Abstract

Emulating human vision, computer vision systems aim to recognize object shape from images. The main difficulty in recognizing objects from images is that the shape depends on the viewpoint. This difficulty can be resolved by using projective invariants to describe the shape. For four colinear points the cross-ratio is the simplest statistic that is invariant to projective transformations. Five coplanar sets of points can be described by two independent cross-ratios. Using the six-fold set of symmetries of the cross-ratio, corresponding to six permutations of the points, we introduce an inverse stereographic projection of the linear cross-ratio (c) to a stereographic cross-ratio (ξ). To exploit this symmetry, we study the distribution of cos 3ξ when the four points are randomly distributed under appropriate distributions and find the mapping of the cross-ratio so that the distribution of ξ is uniform. These mappings provide a link between projective invariants and directional statistics so that well-established techniques of directional statistics can be used. For example, the goal in object recognition could be to determine whether there is a “false” alarm.
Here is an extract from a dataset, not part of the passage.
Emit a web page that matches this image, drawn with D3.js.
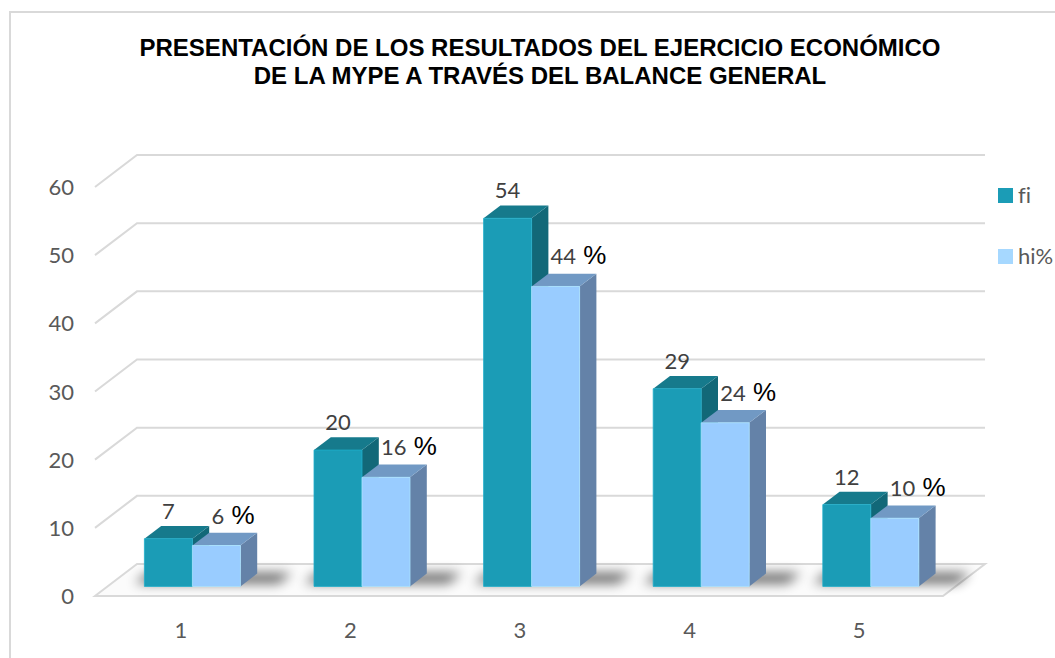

We show that the testing of false alarm with a possible specific alternative can be reduced to testing the hypotheses of uniformity on the circle. Furthermore, the goals of the analysis in machine vision might be to discriminate among objects. In such cases the cross-ratio will be expected not to be too variable—that is, concentrated. We show that the analysis of variance type identity is shown to hold for concentrated cross-ratios under maps up to angles. We apply our results to an object recognition problem involving both collinear and coplanar sets of points. A characterization of projective shape spaces is also given.